Pawlenty spokesman Brian McClung said the health-care agreement addresses health care cost, quality and access - all of which Pawlenty earlier this year said were needed in a health care reform package.
"This has been something that has seen its share of hurdles and ups and downs, but we think the work product represents some good bipartisan work," McClung said.
The tentative agreement would provide health insurance for 12,000 more Minnesotans. It expands eligibly in the state MinnesotaCare insurance program for 7,000 people. An additional 5,000 who meet certain criteria could seek tax credits to buy private insurance.
Huntley said that under the compromise plan, health-care premiums would be 12 percent lower in 2015 than without the bill. Under the original legislative plan, premiums would have been 20 percent lower, he added.

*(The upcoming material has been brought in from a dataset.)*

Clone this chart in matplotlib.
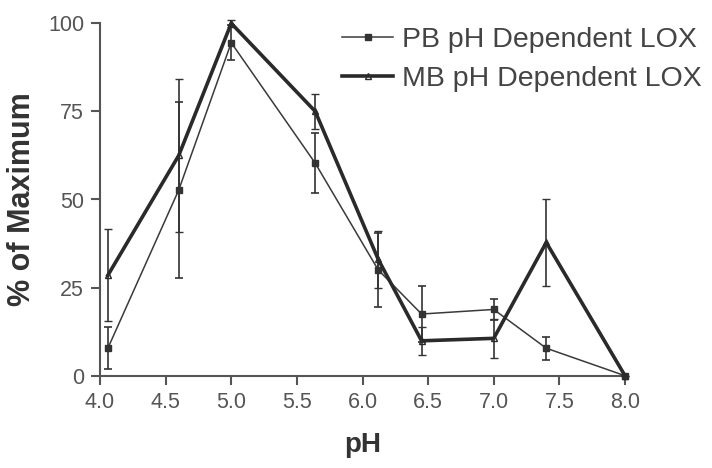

While negotiators reached a compromise in health care, its fate was tied to whether a deal is reached on other issues.
"The progress that we've made in the area of health care reform is part of the overall package and the overall puzzle that we are assembling here in the final days of the legislative session," McClung said Saturday evening.
Today is the last day lawmakers can pass bills, although they could meet in ceremonial session Monday. However, Democratic legislative leaders plan to fly around the state Monday, making stops in many cities, including Duluth, Bemidji and Moorhead.

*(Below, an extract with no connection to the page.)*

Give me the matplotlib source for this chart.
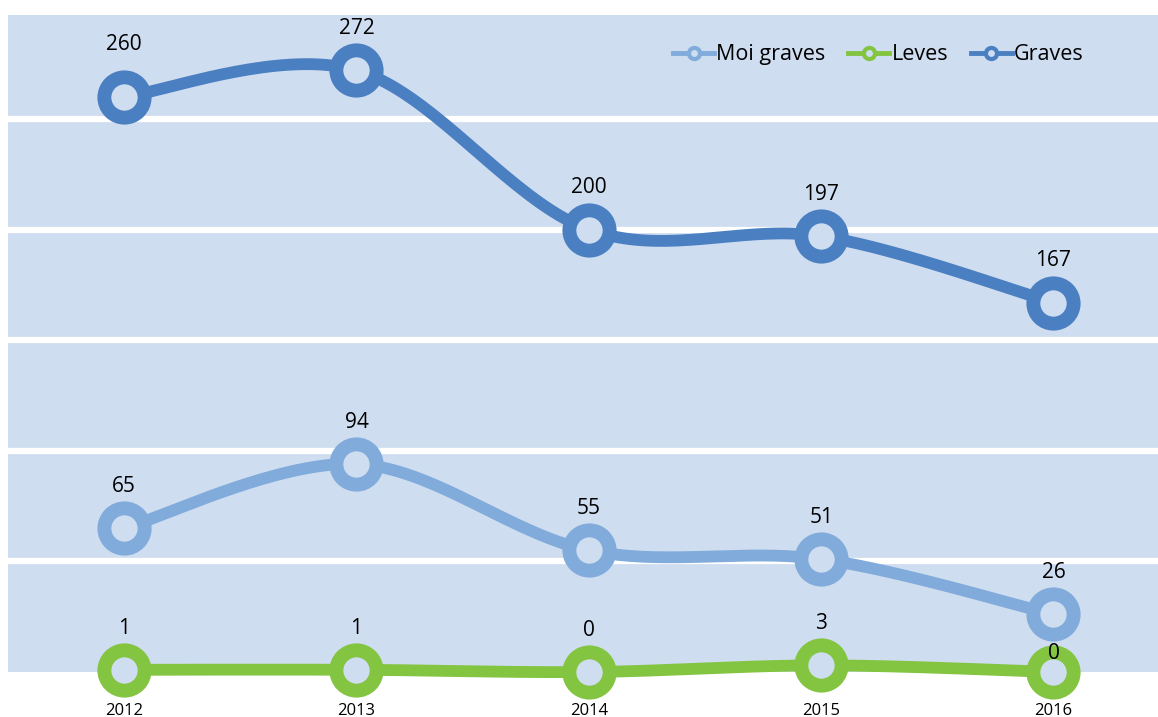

House Speaker Margaret Anderson Kelliher, DFL-Minneapolis, on Friday said Pawlenty and legislative leaders nearly had reached a deal to wrap up the session. On Saturday, such optimism was not as common. Committee meetings and full meetings of the House and Senate were delayed for hours while lawmakers awaited word from negotiations.
"We're coming down the final stretch," Pawlenty said Saturday afternoon, but admitted "there are some significant details that have to reconciled" in every major remaining issue.
For most of the day, there appeared no rush to work, even though lawmakers wanted to finish early Sunday.
For instance, the House passed a resolution honoring Norwegian constitution day.
Many legislators spent time in the sun along the Capitol mall, eating at food stands and listening to music to celebrate the state's 150th birthday.
For a time Saturday, Pawlenty was signing autographs instead of bills, and was posing with legislative leaders instead of negotiating with them.
Most legislators and Pawlenty mingled with Capitol mall visitors. They watched vintage airplanes fly over the Capitol dome and posed for pictures. Senators, awaiting a group photograph on the Capitol steps, chanted "sine die," the term for ending of the two-year legislative session.